◆ **TASK DIRECTIONS**: Leaving out all images, write out the records that follow exactly.

[Figure scripts]

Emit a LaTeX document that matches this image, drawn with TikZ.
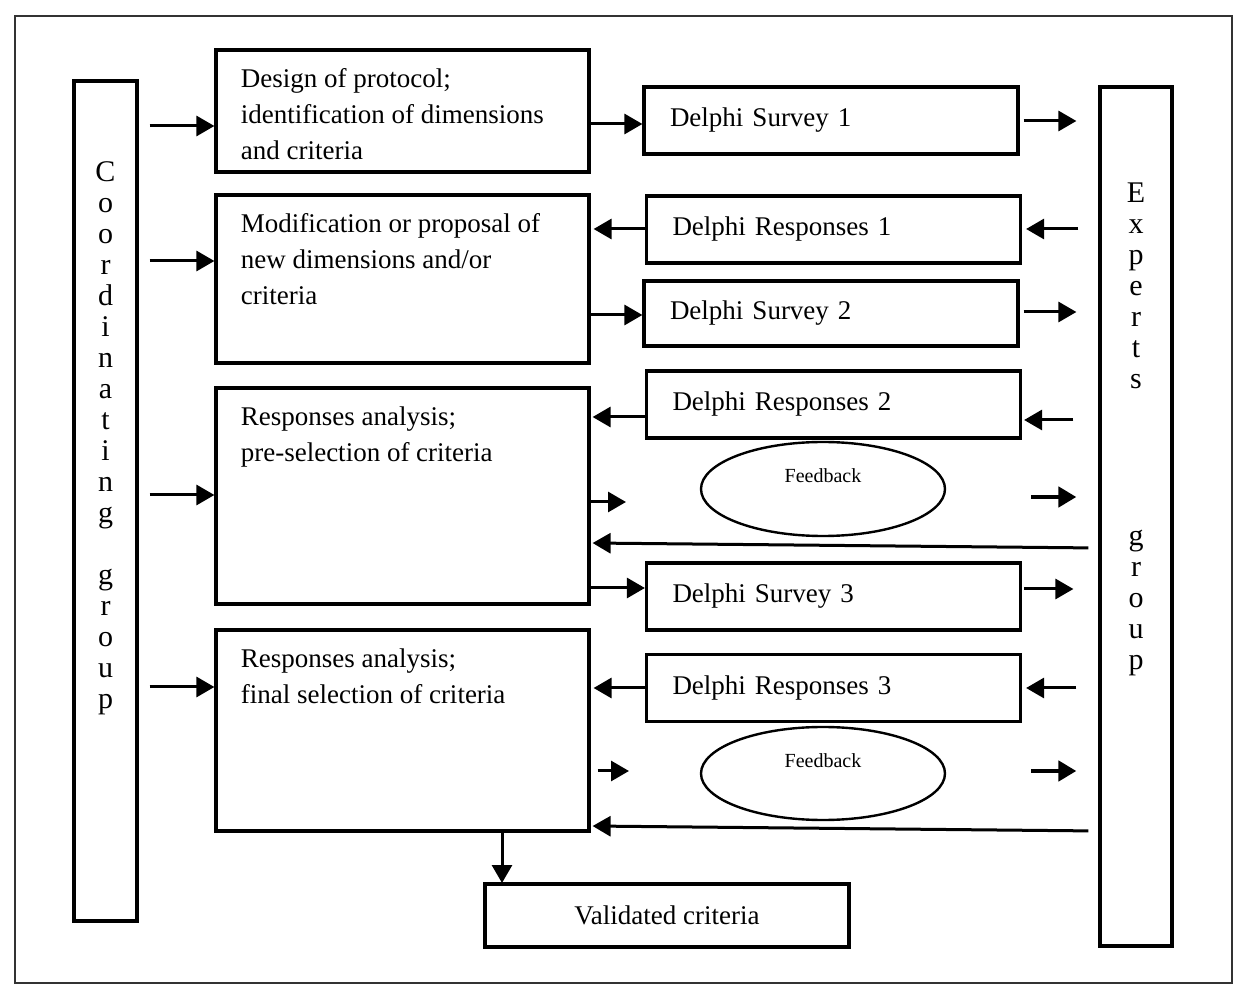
\documentclass[tikz,border=0pt]{standalone}
\usepackage{fontspec}
\setmainfont{Liberation Serif}
\usepackage{tikz}
\usetikzlibrary{arrows.meta,shapes.geometric,positioning}
\tikzset{>={Triangle[length=9pt,width=10pt]}}
\tikzset{stage box/.style={draw,line width=1.6pt,minimum width=186.5pt,inner sep=0pt},
         stage text/.style={anchor=north west,align=left,inner sep=0pt,xshift=13pt,yshift=-10pt,
                            font=\fontsize{13.5}{17.8}\selectfont},
         delphi box/.style={draw,line width=1.6pt,minimum height=33.5pt,text width=161pt,inner xsep=13pt,
                            align=left,font=\fontsize{13.5}{16}\selectfont},
         group box/.style={draw,line width=1.6pt,inner sep=0pt},
         group text/.style={anchor=north,align=center,inner sep=0pt,font=\fontsize{15}{15.5}\selectfont},
         feedback/.style={draw,ellipse,line width=1.2pt,minimum width=122pt,minimum height=47pt,
                          inner sep=0pt,text depth=13pt,font=\fontsize{10}{12}\selectfont},
         flow/.style={line width=1.5pt,every edge/.style={draw,->}},
            }

\begin{document}
\begin{tikzpicture}[x=0.5pt,y=-0.5pt]

    \useasboundingbox (0,0) rectangle (1250,1000);
    \draw[line width=0.8pt,black!80] (15,16) rectangle (1232,983);

    % groups
    \node[group box,minimum width=31.5pt,minimum height=420pt] (cg) at (105.5,501) {};
    \node[group text,yshift=-41pt] (cgtext) at (cg.north)
        {C\\o\\o\\r\\d\\i\\n\\a\\t\\i\\n\\g\\[15.5pt]g\\r\\o\\u\\p};
    \node[group box,minimum width=36pt,minimum height=429.5pt] (eg) at (1136,516.5) {};
    \node[group text,yshift=-48.5pt] (egtext) at (eg.north)
        {E\\x\\p\\e\\r\\t\\s\\[63pt]g\\r\\o\\u\\p};

    % stages
    \node[stage box,minimum height=61pt] (p1) at (402.5,111) {};
    \node[stage text] (p1text) at (p1.north west) {Design of protocol;\\identification of dimensions\\and criteria};
    \node[stage box,minimum height=84pt] (p2) at (402.5,279) {};
    \node[stage text] (p2text) at (p2.north west) {Modification or proposal of\\new dimensions and/or\\criteria};
    \node[stage box,minimum height=108pt] (p3) at (402.5,496) {};
    \node[stage text] (p3text) at (p3.north west) {Responses analysis;\\pre-selection of criteria};
    \node[stage box,minimum height=100.5pt] (p4) at (402.5,730.5) {};
    \node[stage text] (p4text) at (p4.north west) {Responses analysis;\\final selection of criteria};

    % delphi rounds
    \node[delphi box] (s1) at (831,120.5) {Delphi Survey 1};
    \node[delphi box] (r1) at (833.5,229.5) {Delphi Responses 1};
    \node[delphi box,minimum height=32.5pt] (s2) at (831,313.5) {Delphi Survey 2};
    \node[delphi box] (r2) at (833.5,404.5) {Delphi Responses 2};
    \node[feedback] (fb1) at (823,489) {Feedback};
    \node[delphi box] (s3) at (833.5,596.5) {Delphi Survey 3};
    \node[delphi box] (r3) at (833.5,688) {Delphi Responses 3};
    \node[feedback,minimum height=46.5pt] (fb2) at (823,773.5) {Feedback};

    \node[draw,line width=1.6pt,minimum width=182pt,minimum height=31.5pt,
          font=\fontsize{13.5}{16}\selectfont] (vc) at (667,915.5) {Validated criteria};

    \coordinate (fbin1) at (626,502);
    \coordinate (fbin2) at (629,771);
    \coordinate (vcin) at (502,883);

    \path[flow]
    (cg.east |- 0,126) edge[shorten <=5.5pt] (p1.west |- 0,126)
    (cg.east |- 0,261) edge[shorten <=5.5pt] (p2.west |- 0,261)
    (cg.east |- 0,495) edge[shorten <=5.5pt] (p3.west |- 0,495)
    (cg.east |- 0,687) edge[shorten <=5.5pt] (p4.west |- 0,687)
    (p1.east |- 0,124) edge (s1.west |- 0,124)
    (s1.east |- 0,121) edge[shorten <=2pt,shorten >=11pt] (eg.west |- 0,121)
    (eg.west |- 0,229) edge[shorten <=10pt,shorten >=2pt] (r1.east |- 0,229)
    (r1.west |- 0,229) edge[shorten >=1.5pt] (p2.east |- 0,229)
    (p2.east |- 0,315) edge (s2.west |- 0,315)
    (s2.east |- 0,312) edge[shorten <=2pt,shorten >=11pt] (eg.west |- 0,312)
    (eg.west |- 0,420) edge[shorten <=12.5pt,shorten >=1pt] (r2.east |- 0,420)
    (r2.west |- 0,417) edge[shorten >=1pt] (p3.east |- 0,417)
    (p3.east |- fbin1) edge (fbin1)
    (fb1.east |- 0,497) edge[shorten <=42.5pt,shorten >=11pt,line width=2.2pt] (eg.west |- 0,497)
    (eg.west |- 0,548) edge[shorten <=5pt,shorten >=1pt] (p3.east |- 0,543)
    (p3.east |- 0,588) edge (s3.west |- 0,588)
    (s3.east |- 0,589) edge[shorten <=1pt,shorten >=12.5pt] (eg.west |- 0,589)
    (eg.west |- 0,688) edge[shorten <=11pt,shorten >=2pt] (r3.east |- 0,688)
    (r3.west |- 0,688) edge[shorten >=1.5pt] (p4.east |- 0,688)
    (p4.east |- fbin2) edge[shorten <=3.5pt] (fbin2)
    (fb2.east |- 0,771) edge[shorten <=42.5pt,shorten >=11pt,line width=2.2pt] (eg.west |- 0,771)
    (eg.west |- 0,831) edge[shorten <=5pt,shorten >=1pt] (p4.east |- 0,826)
    (p4.south -| vcin) edge (vcin);

\end{tikzpicture}
\end{document}
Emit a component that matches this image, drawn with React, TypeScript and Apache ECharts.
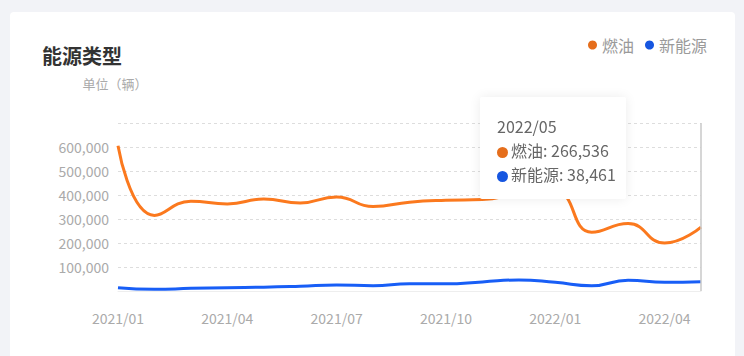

◆ **THE COMPLETED TASK**:
Emit a LaTeX document that matches this image, drawn with TikZ.
\documentclass[tikz,border=0pt]{standalone}
\usepackage{fontspec}
\setmainfont{Liberation Serif}
\usepackage{tikz}
\usetikzlibrary{arrows.meta,shapes.geometric,positioning}
\tikzset{>={Triangle[length=9pt,width=10pt]}}
\tikzset{stage box/.style={draw,line width=1.6pt,minimum width=186.5pt,inner sep=0pt},
         stage text/.style={anchor=north west,align=left,inner sep=0pt,xshift=13pt,yshift=-10pt,
                            font=\fontsize{13.5}{17.8}\selectfont},
         delphi box/.style={draw,line width=1.6pt,minimum height=33.5pt,text width=161pt,inner xsep=13pt,
                            align=left,font=\fontsize{13.5}{16}\selectfont},
         group box/.style={draw,line width=1.6pt,inner sep=0pt},
         group text/.style={anchor=north,align=center,inner sep=0pt,font=\fontsize{15}{15.5}\selectfont},
         feedback/.style={draw,ellipse,line width=1.2pt,minimum width=122pt,minimum height=47pt,
                          inner sep=0pt,text depth=13pt,font=\fontsize{10}{12}\selectfont},
         flow/.style={line width=1.5pt,every edge/.style={draw,->}},
            }

\begin{document}
\begin{tikzpicture}[x=0.5pt,y=-0.5pt]

    \useasboundingbox (0,0) rectangle (1250,1000);
    \draw[line width=0.8pt,black!80] (15,16) rectangle (1232,983);

    % groups
    \node[group box,minimum width=31.5pt,minimum height=420pt] (cg) at (105.5,501) {};
    \node[group text,yshift=-41pt] (cgtext) at (cg.north)
        {C\\o\\o\\r\\d\\i\\n\\a\\t\\i\\n\\g\\[15.5pt]g\\r\\o\\u\\p};
    \node[group box,minimum width=36pt,minimum height=429.5pt] (eg) at (1136,516.5) {};
    \node[group text,yshift=-48.5pt] (egtext) at (eg.north)
        {E\\x\\p\\e\\r\\t\\s\\[63pt]g\\r\\o\\u\\p};

    % stages
    \node[stage box,minimum height=61pt] (p1) at (402.5,111) {};
    \node[stage text] (p1text) at (p1.north west) {Design of protocol;\\identification of dimensions\\and criteria};
    \node[stage box,minimum height=84pt] (p2) at (402.5,279) {};
    \node[stage text] (p2text) at (p2.north west) {Modification or proposal of\\new dimensions and/or\\criteria};
    \node[stage box,minimum height=108pt] (p3) at (402.5,496) {};
    \node[stage text] (p3text) at (p3.north west) {Responses analysis;\\pre-selection of criteria};
    \node[stage box,minimum height=100.5pt] (p4) at (402.5,730.5) {};
    \node[stage text] (p4text) at (p4.north west) {Responses analysis;\\final selection of criteria};

    % delphi rounds
    \node[delphi box] (s1) at (831,120.5) {Delphi Survey 1};
    \node[delphi box] (r1) at (833.5,229.5) {Delphi Responses 1};
    \node[delphi box,minimum height=32.5pt] (s2) at (831,313.5) {Delphi Survey 2};
    \node[delphi box] (r2) at (833.5,404.5) {Delphi Responses 2};
    \node[feedback] (fb1) at (823,489) {Feedback};
    \node[delphi box] (s3) at (833.5,596.5) {Delphi Survey 3};
    \node[delphi box] (r3) at (833.5,688) {Delphi Responses 3};
    \node[feedback,minimum height=46.5pt] (fb2) at (823,773.5) {Feedback};

    \node[draw,line width=1.6pt,minimum width=182pt,minimum height=31.5pt,
          font=\fontsize{13.5}{16}\selectfont] (vc) at (667,915.5) {Validated criteria};

    \coordinate (fbin1) at (626,502);
    \coordinate (fbin2) at (629,771);
    \coordinate (vcin) at (502,883);

    \path[flow]
    (cg.east |- 0,126) edge[shorten <=5.5pt] (p1.west |- 0,126)
    (cg.east |- 0,261) edge[shorten <=5.5pt] (p2.west |- 0,261)
    (cg.east |- 0,495) edge[shorten <=5.5pt] (p3.west |- 0,495)
    (cg.east |- 0,687) edge[shorten <=5.5pt] (p4.west |- 0,687)
    (p1.east |- 0,124) edge (s1.west |- 0,124)
    (s1.east |- 0,121) edge[shorten <=2pt,shorten >=11pt] (eg.west |- 0,121)
    (eg.west |- 0,229) edge[shorten <=10pt,shorten >=2pt] (r1.east |- 0,229)
    (r1.west |- 0,229) edge[shorten >=1.5pt] (p2.east |- 0,229)
    (p2.east |- 0,315) edge (s2.west |- 0,315)
    (s2.east |- 0,312) edge[shorten <=2pt,shorten >=11pt] (eg.west |- 0,312)
    (eg.west |- 0,420) edge[shorten <=12.5pt,shorten >=1pt] (r2.east |- 0,420)
    (r2.west |- 0,417) edge[shorten >=1pt] (p3.east |- 0,417)
    (p3.east |- fbin1) edge (fbin1)
    (fb1.east |- 0,497) edge[shorten <=42.5pt,shorten >=11pt,line width=2.2pt] (eg.west |- 0,497)
    (eg.west |- 0,548) edge[shorten <=5pt,shorten >=1pt] (p3.east |- 0,543)
    (p3.east |- 0,588) edge (s3.west |- 0,588)
    (s3.east |- 0,589) edge[shorten <=1pt,shorten >=12.5pt] (eg.west |- 0,589)
    (eg.west |- 0,688) edge[shorten <=11pt,shorten >=2pt] (r3.east |- 0,688)
    (r3.west |- 0,688) edge[shorten >=1.5pt] (p4.east |- 0,688)
    (p4.east |- fbin2) edge[shorten <=3.5pt] (fbin2)
    (fb2.east |- 0,771) edge[shorten <=42.5pt,shorten >=11pt,line width=2.2pt] (eg.west |- 0,771)
    (eg.west |- 0,831) edge[shorten <=5pt,shorten >=1pt] (p4.east |- 0,826)
    (p4.south -| vcin) edge (vcin);

\end{tikzpicture}
\end{document}
Emit a component that matches this image, drawn with React, TypeScript and Apache ECharts.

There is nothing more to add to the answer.